Il n’a pas voulu écouter et nous avons dit à M. Déby que nous ne participerons pas à un tel forum dont l’objectif caché est tout simplement de prolonger le mandat du président. Le président a donc invité ses amis, dans une sorte de congrès du MPS avec leurs sympathisants mais ils sont allés au-delà même du rêve de Déby : non seulement ils ont donné deux mandats supplémentaires à Déby et ils ont supprimé toutes les institutions pour laisser Déby seul à la barque. Ils en ont fait un monarque absolu entre les mains duquel ont été confiés tous les pouvoirs : il n’y aura pas de Premier ministre. Déby sera donc président de la république, chef de l’État, chef du gouvernement, chef suprême des armées, président du Conseil suprême de la magistrature, général des corps d’armées, patron de l’ANS (Agence nationale de sécurité, c’est-à-dire la police politique qui traque les opposants). Il est aussi sultan de son bled, ainsi de suite. Nous avons par le passé le conseil de contrôle des ressources pétrolières. Mais même cette institution a été supprimée donc Déby devient le chancelier de l’Échiquier : même les ressources financières seront entre ses mains. Tout le monde sait que Déby, c’est un grand mauvais gestionnaire, il a conduit à la banqueroute. Aujourd’hui, le Tchad n’est même pas capable d’assumer les fonctions régaliennes, c’est-à-dire d’assurer les services de santé, l’éducation, le salaire du personnel… Il a dilapidé toutes ces ressources-là.

La question maintenant, c’est : est-ce que Déby va se présenter devant le peuple tchadien pour valider les résolutions du forum ou va-t-il s’adresser à cette Assemblée nationale illégitime ? D’après ce qu’on entend, Déby a peur de soumettre son projet de IVe République devant le peuple, il préférerait passer en force. C’est inimaginable que l’on change de République sans consulter le peuple tchadien. Nous, nous allons nous mettre vent debout contre ce projet et expliquer aux Tchadiens que c’est un autre coup d’État qui est en train de se préparer.
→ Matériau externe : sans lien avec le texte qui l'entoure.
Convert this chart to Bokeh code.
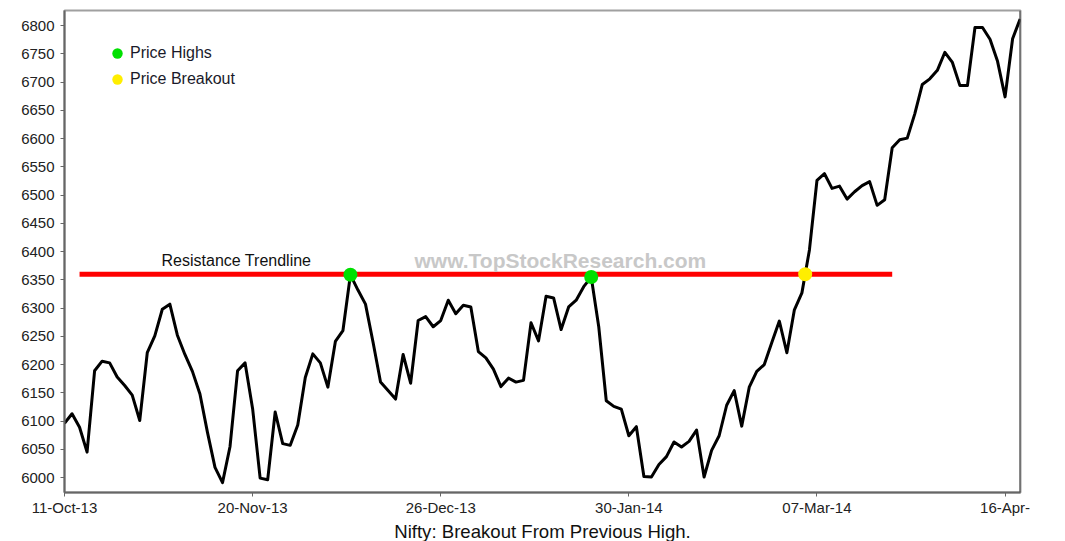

Quel rôle joue aujourd’hui Idriss Déby au niveau régional ?

Mahmat Alhabo : À un moment donné, Idriss Déby était au banc des accusés dans toute la région : un dictateur qui a éliminé beaucoup opposants, je pense notamment à Ibni Oumar Saleh, notre secrétaire général, porté disparu depuis février 2008. Il était dans ses petites bottes quand la crise malienne a débuté et les militaires français ont vivement conseillé au président Hollande d’aller demander à Déby d’accompagner les militaires français sur le théâtre des opérations au Mali. Et c’était pour lui du pain béni dans un contexte où il était rejeté, ostracisé par tout le monde. Il n’a donc pas hésité un seul instant et a envoyé les militaires tchadiens à des milliers de kilomètres jusqu’au Mali, un pays avec lequel le Tchad n’a pas de frontière.

Depuis lors, Idriss Déby a été qualifié de distributeur régional de sécurité : à côté du Tchad, il y a le Niger et le Nigéria où sévit Boko Haram, au Cameroun également. Déby est donc appelé à la rescousse à gauche à droite pour défendre ces pays-là et se présenter comme le sauveur régional. Mais Déby est à la fois pyromane et pompier car si vous prenez la crise en RCA, derrière le chaos, il y a l’armée tchadienne qui a été envoyée par Déby : elle a déstabilisé d’abord et renversé ensuite le président Patassé, démocratiquement élu, pour mettre au pouvoir Bozizé. Or comme Bozizé prenait de l’indépendance, du nationalisme, au développement de son pays, cela été considéré par Déby comme une outrecuidance et cela l’a décidé à renverser M. Bozizé avec la Sénéka qui a semé le désordre absolu en RCA. Aujourd’hui, la Centrafrique peine à se relever et c’est en partie à cause de la politique qu’a menée Déby dans ce pays-là. Déby représente un danger, non pas seulement pour les Tchadiens, mais pour toute la sous-région. En décembre, la Guinée équatoriale a suspecté le gouvernement tchadien d’avoir recruté des mercenaires pour aller renverser le président, sclérosé au pouvoir depuis plus de trente ans. L’Afrique centrale pose des problèmes réels de démocratie. Si vous prenez la moyenne des chefs d’État de cette région, ils sont depuis plus de trente ans au pouvoir. Vous prenez l’Afrique de l’Ouest, l’Afrique de l’Est, on voit des frémissements démocratiques, de l’alternance. Mais un pays comme le Tchad n’a jamais connu d’alternance depuis l’indépendance en 1960 : un pouvoir chasse l’autre par la voie des armes et s’installe pour y mourir en attendant qu’un autre le remplace. On l’a dit : ça suffit, il faut que le Tchad devienne un pays libre et démocratique qui organise ses élections. Nous nous battons pour cela.